**Stated problem**
Set down word for word each line from the start of the listing through the line that contains "plt.rcParams['mathtext.fontset'] = 'stix'", both included.

**Entries**
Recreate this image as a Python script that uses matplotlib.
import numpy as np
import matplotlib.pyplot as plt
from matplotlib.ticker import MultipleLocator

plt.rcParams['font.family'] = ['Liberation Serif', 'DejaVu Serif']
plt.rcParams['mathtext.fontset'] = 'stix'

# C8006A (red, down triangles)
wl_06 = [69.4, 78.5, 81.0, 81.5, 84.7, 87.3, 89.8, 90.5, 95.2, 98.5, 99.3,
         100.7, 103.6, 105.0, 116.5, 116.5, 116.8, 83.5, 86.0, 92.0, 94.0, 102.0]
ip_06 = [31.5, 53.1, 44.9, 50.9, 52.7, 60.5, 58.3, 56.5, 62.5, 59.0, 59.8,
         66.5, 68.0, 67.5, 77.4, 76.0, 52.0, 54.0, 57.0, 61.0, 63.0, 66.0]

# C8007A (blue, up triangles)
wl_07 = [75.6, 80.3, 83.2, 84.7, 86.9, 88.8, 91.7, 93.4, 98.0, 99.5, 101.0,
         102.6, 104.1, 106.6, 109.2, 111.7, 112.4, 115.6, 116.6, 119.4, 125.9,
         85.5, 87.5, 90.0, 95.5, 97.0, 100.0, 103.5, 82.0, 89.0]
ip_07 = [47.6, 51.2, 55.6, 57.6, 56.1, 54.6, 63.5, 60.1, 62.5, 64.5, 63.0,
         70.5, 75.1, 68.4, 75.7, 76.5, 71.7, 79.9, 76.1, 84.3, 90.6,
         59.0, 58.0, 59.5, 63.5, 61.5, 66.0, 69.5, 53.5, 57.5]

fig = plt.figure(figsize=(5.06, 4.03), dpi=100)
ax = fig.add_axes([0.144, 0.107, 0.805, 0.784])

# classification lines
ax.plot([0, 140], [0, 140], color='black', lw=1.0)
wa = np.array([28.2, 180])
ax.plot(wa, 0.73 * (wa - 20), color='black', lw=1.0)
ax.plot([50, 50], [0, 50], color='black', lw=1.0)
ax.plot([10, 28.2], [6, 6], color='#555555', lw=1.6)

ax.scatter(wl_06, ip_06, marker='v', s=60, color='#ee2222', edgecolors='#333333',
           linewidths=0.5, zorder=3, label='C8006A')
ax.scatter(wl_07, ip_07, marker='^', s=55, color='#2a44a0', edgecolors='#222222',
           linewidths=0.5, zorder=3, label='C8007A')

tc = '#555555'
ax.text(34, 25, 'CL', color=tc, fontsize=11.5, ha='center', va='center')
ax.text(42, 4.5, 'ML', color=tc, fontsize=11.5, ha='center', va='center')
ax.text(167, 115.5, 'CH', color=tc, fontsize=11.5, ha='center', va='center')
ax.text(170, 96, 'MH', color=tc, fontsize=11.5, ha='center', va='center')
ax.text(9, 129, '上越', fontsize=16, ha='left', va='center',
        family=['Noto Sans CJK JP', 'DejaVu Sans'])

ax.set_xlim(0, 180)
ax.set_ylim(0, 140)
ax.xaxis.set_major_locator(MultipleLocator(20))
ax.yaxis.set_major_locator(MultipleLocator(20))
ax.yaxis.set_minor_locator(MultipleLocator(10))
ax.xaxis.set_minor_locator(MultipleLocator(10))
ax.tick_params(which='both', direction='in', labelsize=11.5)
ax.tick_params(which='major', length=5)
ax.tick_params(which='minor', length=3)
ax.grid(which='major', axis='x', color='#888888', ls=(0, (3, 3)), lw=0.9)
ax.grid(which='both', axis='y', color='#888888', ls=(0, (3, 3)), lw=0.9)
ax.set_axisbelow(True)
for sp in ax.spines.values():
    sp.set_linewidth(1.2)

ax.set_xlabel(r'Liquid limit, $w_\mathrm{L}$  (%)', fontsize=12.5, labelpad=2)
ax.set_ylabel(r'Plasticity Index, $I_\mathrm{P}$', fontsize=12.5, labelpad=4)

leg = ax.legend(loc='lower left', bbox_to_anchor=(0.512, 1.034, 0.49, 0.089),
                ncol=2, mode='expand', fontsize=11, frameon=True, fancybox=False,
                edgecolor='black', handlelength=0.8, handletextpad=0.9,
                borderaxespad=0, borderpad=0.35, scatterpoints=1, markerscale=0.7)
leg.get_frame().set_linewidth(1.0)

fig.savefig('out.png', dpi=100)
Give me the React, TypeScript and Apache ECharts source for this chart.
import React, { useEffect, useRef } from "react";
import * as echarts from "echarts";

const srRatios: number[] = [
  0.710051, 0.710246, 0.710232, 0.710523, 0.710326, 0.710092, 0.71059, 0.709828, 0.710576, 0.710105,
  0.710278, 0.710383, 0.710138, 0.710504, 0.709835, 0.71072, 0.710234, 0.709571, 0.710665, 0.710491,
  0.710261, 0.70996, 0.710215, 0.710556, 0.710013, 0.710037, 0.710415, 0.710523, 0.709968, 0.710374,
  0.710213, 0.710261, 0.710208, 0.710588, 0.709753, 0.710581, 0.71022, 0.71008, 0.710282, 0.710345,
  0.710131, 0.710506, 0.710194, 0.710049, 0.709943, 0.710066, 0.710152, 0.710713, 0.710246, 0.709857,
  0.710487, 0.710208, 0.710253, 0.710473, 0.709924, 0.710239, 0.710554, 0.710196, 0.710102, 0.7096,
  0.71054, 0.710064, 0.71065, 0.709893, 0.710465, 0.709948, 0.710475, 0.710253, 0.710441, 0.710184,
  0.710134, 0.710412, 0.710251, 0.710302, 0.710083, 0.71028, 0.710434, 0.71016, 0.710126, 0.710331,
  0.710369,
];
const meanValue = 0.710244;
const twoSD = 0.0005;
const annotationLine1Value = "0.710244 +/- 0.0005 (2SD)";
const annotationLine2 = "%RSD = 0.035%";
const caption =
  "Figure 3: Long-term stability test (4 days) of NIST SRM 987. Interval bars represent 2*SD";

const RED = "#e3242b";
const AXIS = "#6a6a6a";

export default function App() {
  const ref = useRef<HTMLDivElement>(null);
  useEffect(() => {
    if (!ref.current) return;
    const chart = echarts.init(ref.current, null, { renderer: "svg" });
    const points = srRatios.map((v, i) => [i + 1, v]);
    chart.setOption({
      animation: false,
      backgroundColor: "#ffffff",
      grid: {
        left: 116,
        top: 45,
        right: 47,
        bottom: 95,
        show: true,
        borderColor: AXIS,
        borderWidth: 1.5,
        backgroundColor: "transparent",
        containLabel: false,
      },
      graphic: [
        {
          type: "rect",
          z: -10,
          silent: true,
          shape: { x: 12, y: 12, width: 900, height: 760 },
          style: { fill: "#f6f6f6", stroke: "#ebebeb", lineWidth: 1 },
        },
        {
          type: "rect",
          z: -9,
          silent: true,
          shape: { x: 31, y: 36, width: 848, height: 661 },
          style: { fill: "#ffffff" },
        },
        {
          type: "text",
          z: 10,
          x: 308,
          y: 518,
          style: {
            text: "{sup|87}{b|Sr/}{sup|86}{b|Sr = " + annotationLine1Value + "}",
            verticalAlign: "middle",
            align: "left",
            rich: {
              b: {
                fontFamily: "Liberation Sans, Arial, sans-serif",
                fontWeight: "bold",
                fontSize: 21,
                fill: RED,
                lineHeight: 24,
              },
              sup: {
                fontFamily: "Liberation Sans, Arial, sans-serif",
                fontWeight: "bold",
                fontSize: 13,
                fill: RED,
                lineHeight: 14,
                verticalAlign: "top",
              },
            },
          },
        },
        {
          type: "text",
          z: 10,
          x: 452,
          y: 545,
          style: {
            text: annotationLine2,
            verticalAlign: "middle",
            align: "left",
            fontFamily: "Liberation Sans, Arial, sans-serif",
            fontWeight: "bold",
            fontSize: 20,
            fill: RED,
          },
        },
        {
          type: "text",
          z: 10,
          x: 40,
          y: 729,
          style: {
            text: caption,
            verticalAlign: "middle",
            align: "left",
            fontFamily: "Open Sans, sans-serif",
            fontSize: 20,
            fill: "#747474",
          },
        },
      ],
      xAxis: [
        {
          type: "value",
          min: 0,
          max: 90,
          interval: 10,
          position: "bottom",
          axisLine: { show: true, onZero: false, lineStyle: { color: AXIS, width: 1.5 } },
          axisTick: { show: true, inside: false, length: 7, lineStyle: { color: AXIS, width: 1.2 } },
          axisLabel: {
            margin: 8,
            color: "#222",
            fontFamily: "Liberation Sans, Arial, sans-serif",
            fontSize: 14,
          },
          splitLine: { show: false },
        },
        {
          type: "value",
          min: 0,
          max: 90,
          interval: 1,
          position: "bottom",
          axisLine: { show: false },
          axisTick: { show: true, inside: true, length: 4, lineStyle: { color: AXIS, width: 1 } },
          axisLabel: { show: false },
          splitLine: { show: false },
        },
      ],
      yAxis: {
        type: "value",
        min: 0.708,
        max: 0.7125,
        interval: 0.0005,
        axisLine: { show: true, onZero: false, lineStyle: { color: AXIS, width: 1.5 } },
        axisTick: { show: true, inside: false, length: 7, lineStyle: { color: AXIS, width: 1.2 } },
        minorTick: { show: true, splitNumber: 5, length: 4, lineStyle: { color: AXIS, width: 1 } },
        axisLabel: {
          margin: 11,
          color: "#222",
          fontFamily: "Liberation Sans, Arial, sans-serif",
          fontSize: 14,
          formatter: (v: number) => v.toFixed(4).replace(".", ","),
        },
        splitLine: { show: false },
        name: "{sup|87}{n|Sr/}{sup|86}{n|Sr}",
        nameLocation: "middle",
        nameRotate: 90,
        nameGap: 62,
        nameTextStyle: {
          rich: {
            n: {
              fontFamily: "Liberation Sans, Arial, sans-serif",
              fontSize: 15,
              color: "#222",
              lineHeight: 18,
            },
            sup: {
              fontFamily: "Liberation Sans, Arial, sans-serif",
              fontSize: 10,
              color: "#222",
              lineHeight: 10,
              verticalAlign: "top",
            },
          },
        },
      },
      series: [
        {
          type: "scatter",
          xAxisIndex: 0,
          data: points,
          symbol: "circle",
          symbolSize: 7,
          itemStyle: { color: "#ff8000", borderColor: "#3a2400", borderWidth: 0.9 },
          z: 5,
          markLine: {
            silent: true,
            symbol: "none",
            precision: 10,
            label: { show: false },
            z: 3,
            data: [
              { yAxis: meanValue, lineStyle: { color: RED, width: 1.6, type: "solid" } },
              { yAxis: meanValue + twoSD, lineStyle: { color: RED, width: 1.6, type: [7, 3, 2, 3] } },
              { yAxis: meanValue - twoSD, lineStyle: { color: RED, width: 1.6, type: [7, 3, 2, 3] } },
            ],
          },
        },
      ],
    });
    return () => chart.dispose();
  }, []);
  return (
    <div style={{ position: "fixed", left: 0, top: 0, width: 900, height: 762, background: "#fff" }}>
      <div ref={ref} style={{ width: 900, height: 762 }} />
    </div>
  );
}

**Response to this task**
Recreate this image as a Python script that uses matplotlib.
import numpy as np
import matplotlib.pyplot as plt
from matplotlib.ticker import MultipleLocator

plt.rcParams['font.family'] = ['Liberation Serif', 'DejaVu Serif']
plt.rcParams['mathtext.fontset'] = 'stix'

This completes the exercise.